The fit-out means there's always something interesting to look at. Photo: Harrison Saragossi

Entry is via a foyer made from a higgledy-piggledy stack of old window frames of various sizes. A sit-up bar below bi-fold windows creates a strong connection with the rather gritty Valley street-scape. There are rough brick walls, a rust-spotted tin roof and industrial lighting over the backlit bar; but rather than try-hard garage chic or plain grungy, it feels surprisingly cosy.

A dozen beers on tap, another half dozen by the bottle and a clipped wine list complement a flexible, drinks-friendly menu designed for appetites of all sizes.

From the "Bar Snack" menu, arancini are accompanied by a parmesan crisp, aioli replacing the more traditional tomato sauce. Pleasant enough, they are nevertheless a bit underseasoned, although I reckon at 11pm with a beer, all would be forgiven.

Arancini balls with a parmesan crisp and aioli on the side.
Arancini balls with a parmesan crisp and aioli on the side. Photo: Harrison Saragossi

The pizza pulled from the wood-fired oven, on the other hand, is excellent. There are 10 all up, named after bands or singers; some available whole, others by the slice. They're fairly evenly split between traditional (tomato, oregano, mozzarella, basil/ prosciutto, tomato and oregano) and modern (pork belly, apple sauce, crackling and potato/ meatballs, pancetta, provolone, bourbon and barbecue sauce).

A simple pepperoni is perfect, with a bubbled, slightly charred and foldable crust that has just the right amount of topping.

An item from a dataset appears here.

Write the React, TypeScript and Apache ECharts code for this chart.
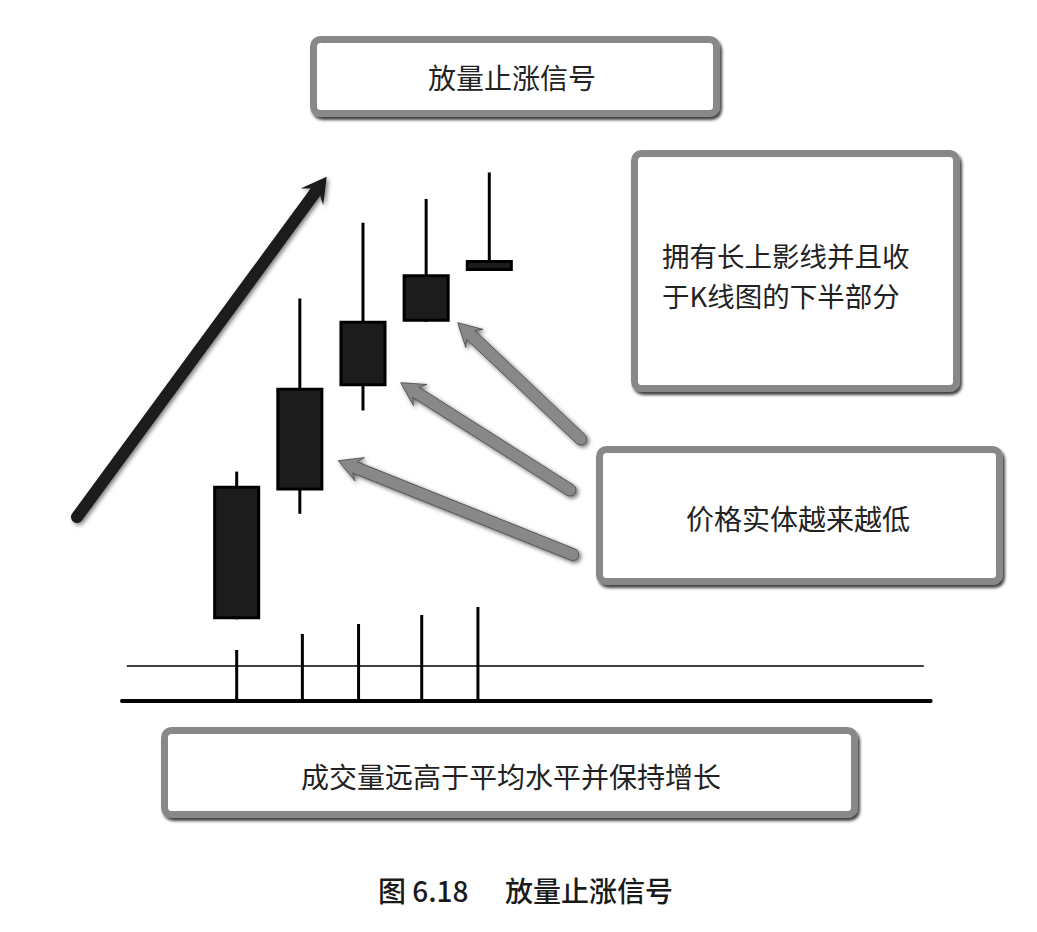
import React, { useEffect, useRef } from 'react';
import * as echarts from 'echarts';

// ---- data ----
const candleX = [0, 1, 2, 3, 4];
const openP = [15.1, 38.9, 58.2, 70.1, 79.5];
const closeP = [39.8, 57.9, 70.3, 78.9, 81.5];
const lowP = [15.1, 34.6, 53.7, 70.1, 79.5];
const highP = [42.4, 74.4, 88.4, 92.8, 97.7];

const volX = [0, 1.04, 1.93, 2.93, 3.82];
const volume = [51, 67, 77, 86, 94];
const avgVolume = 35;
const avgLineRange = [-1.74, 10.88];

const titleText = '放量止涨信号';
const noteUpperLines = ['拥有长上影线并且收', '于K线图的下半部分'];
const noteBody = '价格实体越来越低';
const noteVolume = '成交量远高于平均水平并保持增长';
const captionNo = '图 6.18';
const captionTitle = '放量止涨信号';

const FONT = "'Noto Sans CJK SC', 'Noto Sans', sans-serif";

function arrowPoints(
  tail: number[],
  tip: number[],
  shaftHalf: number,
  headLen: number,
  headHalf: number,
  notch: number
) {
  const dx = tip[0] - tail[0];
  const dy = tip[1] - tail[1];
  const L = Math.hypot(dx, dy);
  const ux = dx / L;
  const uy = dy / L;
  const nx = -uy;
  const ny = ux;
  const P = (along: number, perp: number) => [
    tail[0] + ux * along + nx * perp,
    tail[1] + uy * along + ny * perp,
  ];
  const pts: number[][] = [];
  for (let k = 0; k <= 14; k++) {
    const a = Math.PI / 2 + (Math.PI * k) / 14;
    pts.push(P(Math.cos(a) * shaftHalf, Math.sin(a) * shaftHalf));
  }
  pts.push(P(L - headLen + notch, -shaftHalf));
  pts.push(P(L - headLen, -headHalf));
  pts.push(P(L, 0));
  pts.push(P(L - headLen, headHalf));
  pts.push(P(L - headLen + notch, shaftHalf));
  return pts;
}

function box(x: number, y: number, w: number, h: number) {
  const bw = 7;
  return {
    type: 'rect',
    z: 5,
    shape: { x: x + bw / 2, y: y + bw / 2, width: w - bw, height: h - bw, r: 7 },
    style: {
      fill: '#ffffff',
      stroke: '#888888',
      lineWidth: bw,
      shadowColor: 'rgba(0,0,0,0.75)',
      shadowBlur: 3,
      shadowOffsetX: 2,
      shadowOffsetY: 3,
    },
  };
}

function text(
  x: number,
  y: number,
  t: string,
  size: number,
  align: string,
  weight: any = 'normal',
  color: string = '#222222'
) {
  return {
    type: 'text',
    z: 6,
    x,
    y,
    style: {
      text: t,
      fill: color,
      fontSize: size,
      fontFamily: FONT,
      fontWeight: weight,
      align,
      verticalAlign: 'middle',
      textAlign: align,
      textVerticalAlign: 'middle',
    },
  };
}

const grayArrowStyle = {
  fill: '#888888',
  stroke: '#444444',
  lineWidth: 0.8,
  shadowColor: 'rgba(0,0,0,0.6)',
  shadowBlur: 4,
  shadowOffsetX: 2,
  shadowOffsetY: 2,
};

export default function App() {
  const ref = useRef<HTMLDivElement>(null);

  useEffect(() => {
    if (!ref.current) return;
    const chart = echarts.init(ref.current, null, { renderer: 'svg' });

    const candleData = candleX.map((x, i) => [x, openP[i], closeP[i], lowP[i], highP[i]]);
    const volData = volX.map((x, i) => [x, volume[i]]);

    const xCommon = {
      type: 'value',
      min: -1.816,
      max: 10.988,
      axisLabel: { show: false },
      axisTick: { show: false },
      splitLine: { show: false },
    };

    const option: any = {
      animation: false,
      backgroundColor: '#ffffff',
      grid: [
        { left: 122, right: 106.4, top: 160, bottom: 231 },
        { left: 122, right: 106.4, top: 601, bottom: 231 },
      ],
      xAxis: [
        { ...xCommon, gridIndex: 0, axisLine: { show: false } },
        {
          ...xCommon,
          gridIndex: 1,
          position: 'bottom',
          axisLine: { show: true, onZero: false, lineStyle: { color: '#000', width: 4 } },
        },
      ],
      yAxis: [
        { type: 'value', gridIndex: 0, min: 0, max: 100, show: false, splitLine: { show: false } },
        { type: 'value', gridIndex: 1, min: 0, max: 100, show: false, splitLine: { show: false } },
      ],
      series: [
        {
          type: 'custom',
          name: 'K线',
          xAxisIndex: 0,
          yAxisIndex: 0,
          encode: { x: 0, y: [1, 2, 3, 4] },
          data: candleData,
          renderItem: (params: any, api: any) => {
            const x = api.value(0);
            const o = api.value(1);
            const c = api.value(2);
            const l = api.value(3);
            const h = api.value(4);
            const pTop = api.coord([x, Math.max(o, c)]);
            const pBot = api.coord([x, Math.min(o, c)]);
            const pH = api.coord([x, h]);
            const pL = api.coord([x, l]);
            const outerW = api.size([0.745, 0])[0];
            const bw = 3;
            return {
              type: 'group',
              children: [
                {
                  type: 'line',
                  shape: { x1: pH[0], y1: pH[1], x2: pL[0], y2: pL[1] },
                  style: { stroke: '#000', lineWidth: 3 },
                },
                {
                  type: 'rect',
                  shape: {
                    x: pTop[0] - outerW / 2 + bw / 2,
                    y: pTop[1] + bw / 2,
                    width: outerW - bw,
                    height: Math.max(pBot[1] - pTop[1] - bw, 1),
                  },
                  style: { fill: '#1c1c1c', stroke: '#000', lineWidth: bw },
                },
              ],
            };
          },
        },
        {
          type: 'bar',
          name: '成交量',
          xAxisIndex: 1,
          yAxisIndex: 1,
          barWidth: 3,
          itemStyle: { color: '#000' },
          data: volData,
          markLine: {
            silent: true,
            symbol: ['none', 'none'],
            label: { show: false },
            lineStyle: { color: '#000', width: 1.6, type: 'solid' },
            data: [
              [
                { coord: [avgLineRange[0], avgVolume] },
                { coord: [avgLineRange[1], avgVolume] },
              ],
            ],
          },
        },
      ],
      graphic: [
        // big black trend arrow
        {
          type: 'polygon',
          z: 4,
          shape: { points: arrowPoints([77, 517], [326.7, 176.7], 6, 25, 14, 6) },
          style: {
            fill: '#1a1a1a',
            shadowColor: 'rgba(0,0,0,0.5)',
            shadowBlur: 4,
            shadowOffsetX: 2,
            shadowOffsetY: 2,
          },
        },
        // gray arrows
        {
          type: 'polygon',
          z: 4,
          shape: { points: arrowPoints([580.7, 439], [457.7, 322.7], 6, 23, 12.5, 5) },
          style: grayArrowStyle,
        },
        {
          type: 'polygon',
          z: 4,
          shape: { points: arrowPoints([570, 490], [400.7, 382.7], 6, 23, 12.5, 5) },
          style: grayArrowStyle,
        },
        {
          type: 'polygon',
          z: 4,
          shape: { points: arrowPoints([572.7, 554.5], [338.3, 460.7], 6, 23, 12.5, 5) },
          style: grayArrowStyle,
        },
        // boxes
        box(310, 36, 410, 81),
        text(512, 77, titleText, 28, 'center'),
        box(631, 150, 329, 242),
        text(662, 255, noteUpperLines[0], 27.5, 'left'),
        text(662, 295, noteUpperLines[1], 27.5, 'left'),
        box(596, 446, 407, 139),
        text(798, 518, noteBody, 28, 'center'),
        box(161, 727, 697, 91),
        text(511, 776, noteVolume, 28, 'center'),
        // caption
        text(378, 890, captionNo, 28, 'left', 500, '#1a1a1a'),
        text(505, 890, captionTitle, 28, 'left', 500, '#1a1a1a'),
      ],
    };

    chart.setOption(option);
    return () => {
      chart.dispose();
    };
  }, []);

  return (
    <div
      ref={ref}
      style={{ position: 'absolute', left: 0, top: 0, width: 1037, height: 932, background: '#fff' }}
    />
  );
}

From the "Comfort Food" section of the menu that includes classics like macaroni cheese and minestrone soup, orechiette comes served with a rich, tasty beef ragu.

Unfortunately, the pasta hadn't been drained properly and the "little ears" were still pooled with water that diluted the sauce.

Gnocchi have been up-sized here to fat pillows. Bathed in a creamy truffle and mushroom sauce, they were undercooked and mushy inside.

The dessert menu includes sweet pizzas (red grape, sugar and lemon mascarpone or banana and chocolate with hazelnuts) along with the ever-popular tiramisu, banoffee pie and waffles with lemon curd and Limoncello gelato. Our chocolate pudding unfortunately seemed to have undergone the same under/overcooking issue, this time on the same dish.

Far from "rock'n'roll" as the menu and wall art suggest, on this recent weekday lunch Alfredo's felt far more "morning after". Sure the music was pumping and yes it's far from a fine diner, but the staff seemed distracted and the food fell short of the mark with frustrating regularity. The pizza, however, is worth going back for, the atmosphere (at night at least) is vibrant and the fit-out means there's always something interesting to look at. A little more attention to the food would see it reach its potential.